Rows from a dataset of charts and code:
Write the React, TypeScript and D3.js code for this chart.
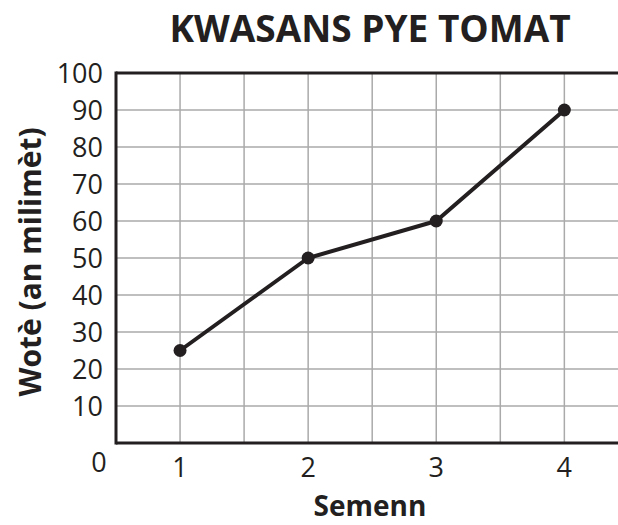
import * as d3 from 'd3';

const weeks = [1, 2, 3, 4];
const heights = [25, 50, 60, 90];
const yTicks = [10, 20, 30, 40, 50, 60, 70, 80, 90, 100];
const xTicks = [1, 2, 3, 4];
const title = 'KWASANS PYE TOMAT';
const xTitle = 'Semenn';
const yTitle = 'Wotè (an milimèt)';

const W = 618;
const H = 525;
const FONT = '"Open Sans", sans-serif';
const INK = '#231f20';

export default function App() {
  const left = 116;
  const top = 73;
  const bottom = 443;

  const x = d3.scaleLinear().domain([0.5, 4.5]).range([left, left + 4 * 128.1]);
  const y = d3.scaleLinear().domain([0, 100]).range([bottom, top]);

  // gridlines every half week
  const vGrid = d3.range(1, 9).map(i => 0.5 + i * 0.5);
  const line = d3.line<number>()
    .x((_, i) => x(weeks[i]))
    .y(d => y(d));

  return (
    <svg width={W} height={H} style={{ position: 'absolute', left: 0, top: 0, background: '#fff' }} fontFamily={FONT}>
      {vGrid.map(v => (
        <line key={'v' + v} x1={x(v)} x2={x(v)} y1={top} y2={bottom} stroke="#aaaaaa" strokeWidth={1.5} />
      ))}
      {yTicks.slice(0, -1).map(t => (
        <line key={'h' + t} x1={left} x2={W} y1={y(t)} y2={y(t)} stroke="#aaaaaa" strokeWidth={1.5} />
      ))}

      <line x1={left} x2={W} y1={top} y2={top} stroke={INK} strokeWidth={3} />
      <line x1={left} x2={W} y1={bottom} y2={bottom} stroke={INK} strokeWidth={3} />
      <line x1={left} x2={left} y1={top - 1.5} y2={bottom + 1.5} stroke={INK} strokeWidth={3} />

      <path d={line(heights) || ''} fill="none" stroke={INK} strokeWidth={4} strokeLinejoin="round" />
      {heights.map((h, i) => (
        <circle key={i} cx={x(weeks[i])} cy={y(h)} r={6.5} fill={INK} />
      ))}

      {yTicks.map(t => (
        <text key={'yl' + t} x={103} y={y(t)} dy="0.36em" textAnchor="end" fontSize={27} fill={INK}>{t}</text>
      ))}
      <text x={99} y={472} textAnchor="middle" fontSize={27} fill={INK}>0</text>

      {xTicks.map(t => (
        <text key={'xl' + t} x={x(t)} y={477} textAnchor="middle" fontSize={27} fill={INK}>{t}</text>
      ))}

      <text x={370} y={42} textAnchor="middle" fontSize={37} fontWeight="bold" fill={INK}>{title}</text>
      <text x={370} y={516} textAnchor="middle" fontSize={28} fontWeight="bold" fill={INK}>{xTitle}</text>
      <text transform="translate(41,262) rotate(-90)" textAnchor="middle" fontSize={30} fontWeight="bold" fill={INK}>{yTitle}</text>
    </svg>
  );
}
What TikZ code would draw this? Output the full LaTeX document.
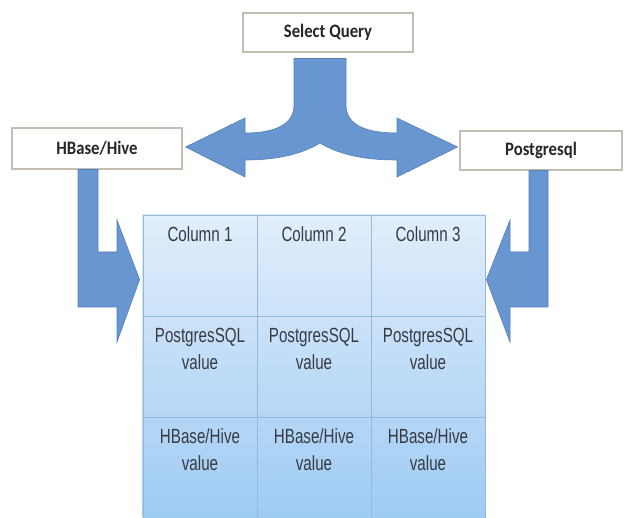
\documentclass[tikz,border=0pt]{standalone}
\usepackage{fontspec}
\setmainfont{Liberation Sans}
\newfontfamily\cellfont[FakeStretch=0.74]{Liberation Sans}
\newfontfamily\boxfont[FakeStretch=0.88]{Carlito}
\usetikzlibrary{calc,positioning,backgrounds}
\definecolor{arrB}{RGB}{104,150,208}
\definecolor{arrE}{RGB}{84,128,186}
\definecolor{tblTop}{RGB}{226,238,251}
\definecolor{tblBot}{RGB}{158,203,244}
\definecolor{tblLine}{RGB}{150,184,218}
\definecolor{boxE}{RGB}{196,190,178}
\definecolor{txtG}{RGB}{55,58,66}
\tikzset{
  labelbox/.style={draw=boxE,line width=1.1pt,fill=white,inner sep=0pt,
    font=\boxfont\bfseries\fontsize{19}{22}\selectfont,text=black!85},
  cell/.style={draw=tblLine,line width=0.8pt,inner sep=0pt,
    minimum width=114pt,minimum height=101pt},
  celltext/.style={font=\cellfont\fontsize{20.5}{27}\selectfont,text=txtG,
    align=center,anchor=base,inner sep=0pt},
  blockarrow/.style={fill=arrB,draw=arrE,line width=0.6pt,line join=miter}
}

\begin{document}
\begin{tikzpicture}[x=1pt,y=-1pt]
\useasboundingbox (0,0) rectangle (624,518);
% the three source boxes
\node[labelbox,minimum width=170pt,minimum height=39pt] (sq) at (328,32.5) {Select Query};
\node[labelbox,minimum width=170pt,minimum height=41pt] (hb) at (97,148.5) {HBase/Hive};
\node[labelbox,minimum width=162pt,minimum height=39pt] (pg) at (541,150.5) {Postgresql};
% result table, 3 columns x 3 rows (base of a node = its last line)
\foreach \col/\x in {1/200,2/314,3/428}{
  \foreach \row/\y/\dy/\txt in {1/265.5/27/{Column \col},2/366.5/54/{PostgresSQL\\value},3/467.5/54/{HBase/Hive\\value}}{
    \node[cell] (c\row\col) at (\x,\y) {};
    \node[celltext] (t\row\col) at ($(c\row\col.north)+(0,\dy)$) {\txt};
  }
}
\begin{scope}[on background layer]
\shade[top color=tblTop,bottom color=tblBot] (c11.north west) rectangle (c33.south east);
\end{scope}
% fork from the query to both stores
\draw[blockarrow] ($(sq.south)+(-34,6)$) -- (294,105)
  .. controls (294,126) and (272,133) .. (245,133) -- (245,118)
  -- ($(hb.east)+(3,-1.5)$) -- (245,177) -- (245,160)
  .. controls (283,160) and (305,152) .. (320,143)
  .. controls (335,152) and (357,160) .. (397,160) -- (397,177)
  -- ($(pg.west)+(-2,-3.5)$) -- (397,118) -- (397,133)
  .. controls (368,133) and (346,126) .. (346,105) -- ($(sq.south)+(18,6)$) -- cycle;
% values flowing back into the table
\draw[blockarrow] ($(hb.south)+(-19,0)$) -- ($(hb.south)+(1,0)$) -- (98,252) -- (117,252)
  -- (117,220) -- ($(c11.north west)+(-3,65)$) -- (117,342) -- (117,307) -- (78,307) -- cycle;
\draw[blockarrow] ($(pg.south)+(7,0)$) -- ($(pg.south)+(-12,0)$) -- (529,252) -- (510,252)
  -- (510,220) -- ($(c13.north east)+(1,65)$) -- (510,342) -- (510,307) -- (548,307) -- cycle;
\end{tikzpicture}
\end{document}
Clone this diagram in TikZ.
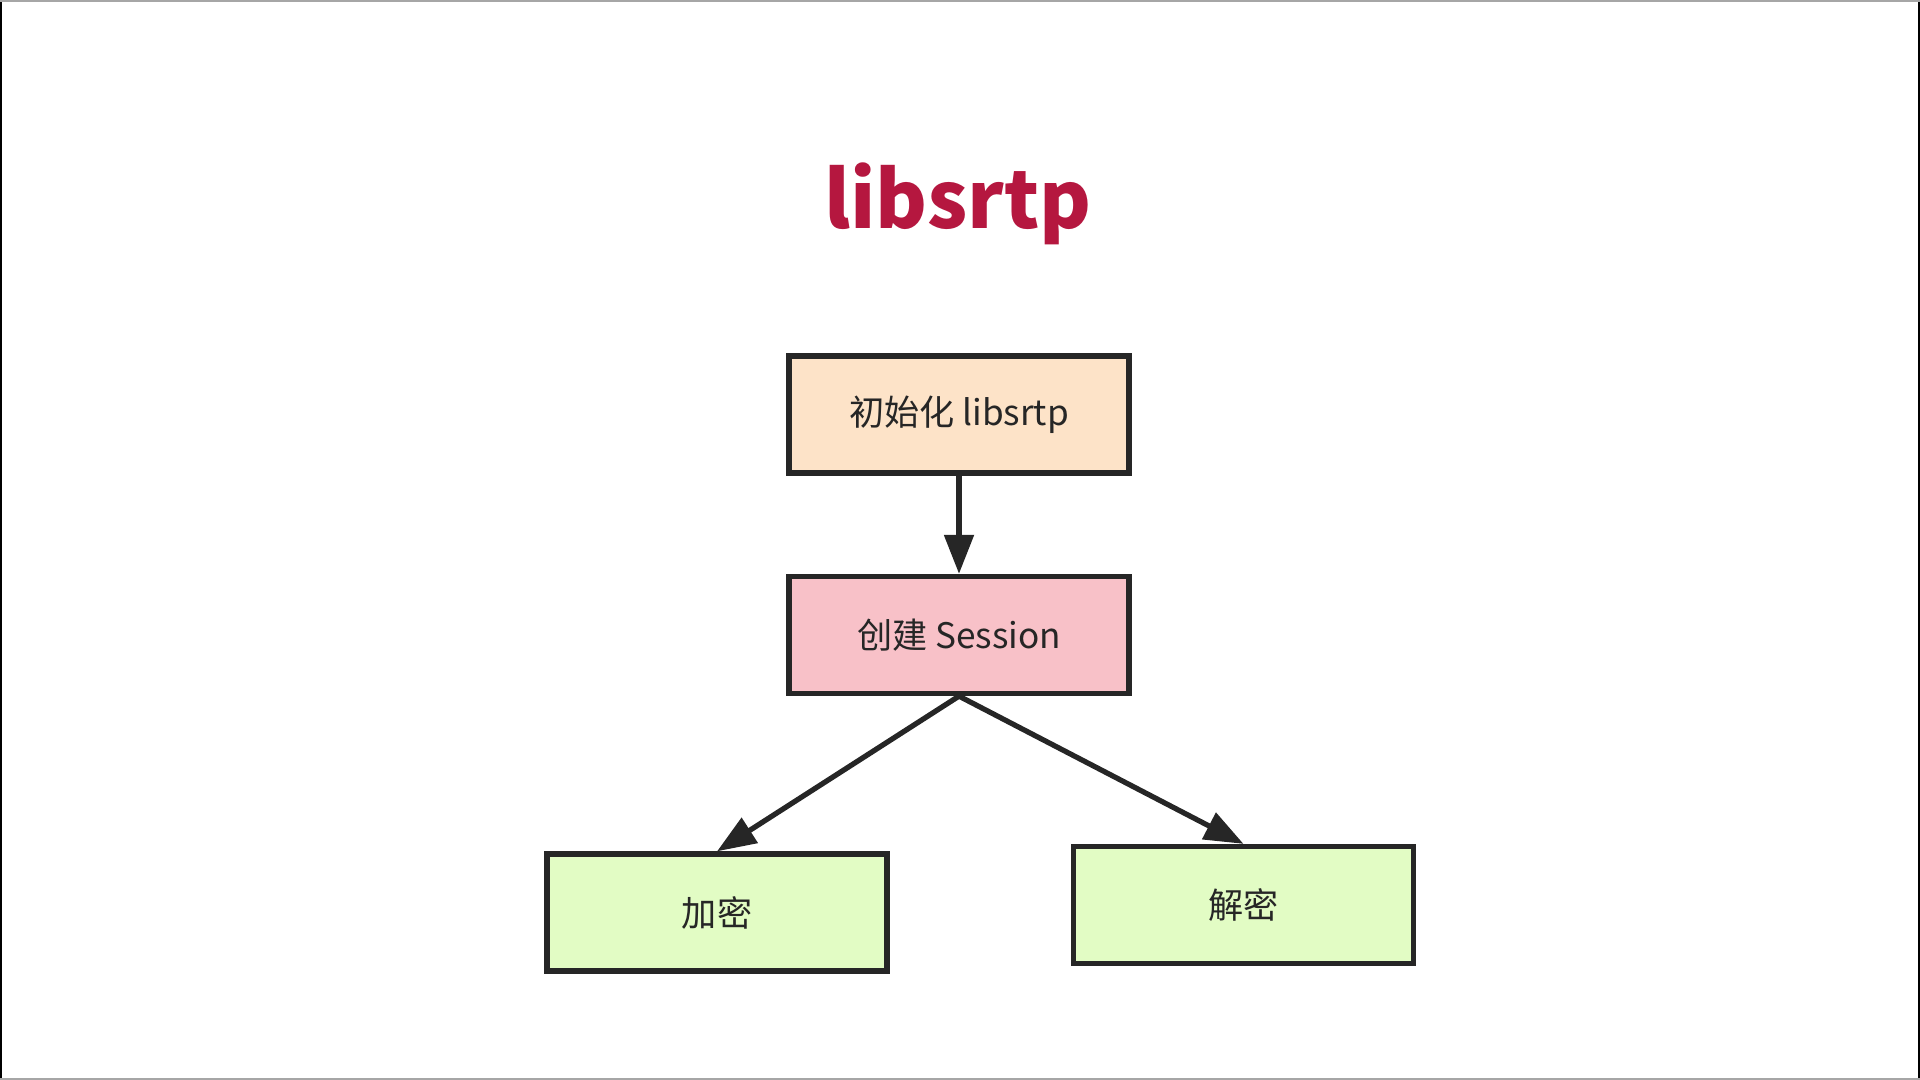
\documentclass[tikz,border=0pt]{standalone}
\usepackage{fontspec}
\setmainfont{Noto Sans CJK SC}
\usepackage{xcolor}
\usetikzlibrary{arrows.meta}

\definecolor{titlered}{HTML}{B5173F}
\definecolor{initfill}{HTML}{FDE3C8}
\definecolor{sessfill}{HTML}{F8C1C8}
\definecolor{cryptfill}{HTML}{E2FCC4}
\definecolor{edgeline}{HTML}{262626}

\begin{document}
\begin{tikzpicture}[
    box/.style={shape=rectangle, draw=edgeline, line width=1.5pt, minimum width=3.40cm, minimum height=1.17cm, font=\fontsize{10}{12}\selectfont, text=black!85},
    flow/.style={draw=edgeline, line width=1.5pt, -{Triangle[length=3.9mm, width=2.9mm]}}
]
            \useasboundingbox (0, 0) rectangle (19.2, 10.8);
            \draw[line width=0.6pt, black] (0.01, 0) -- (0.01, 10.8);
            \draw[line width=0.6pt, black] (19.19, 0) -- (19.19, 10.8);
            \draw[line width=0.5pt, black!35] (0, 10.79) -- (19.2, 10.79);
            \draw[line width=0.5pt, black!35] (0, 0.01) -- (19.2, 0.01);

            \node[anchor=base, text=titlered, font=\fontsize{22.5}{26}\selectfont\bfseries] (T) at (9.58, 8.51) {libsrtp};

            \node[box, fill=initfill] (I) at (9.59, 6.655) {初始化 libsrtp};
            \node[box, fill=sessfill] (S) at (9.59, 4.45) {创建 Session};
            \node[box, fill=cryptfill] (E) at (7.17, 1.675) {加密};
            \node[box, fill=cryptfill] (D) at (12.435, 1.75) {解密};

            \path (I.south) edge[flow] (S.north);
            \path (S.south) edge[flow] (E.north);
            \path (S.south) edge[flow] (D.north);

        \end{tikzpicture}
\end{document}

Task requirements - Everything from the first line of the listing above through the line that contains "import * as d3 from 'd3';" is to be restated word for word, minus the pictures.

Correct output -
Write the React, TypeScript and D3.js code for this chart.
import * as d3 from 'd3';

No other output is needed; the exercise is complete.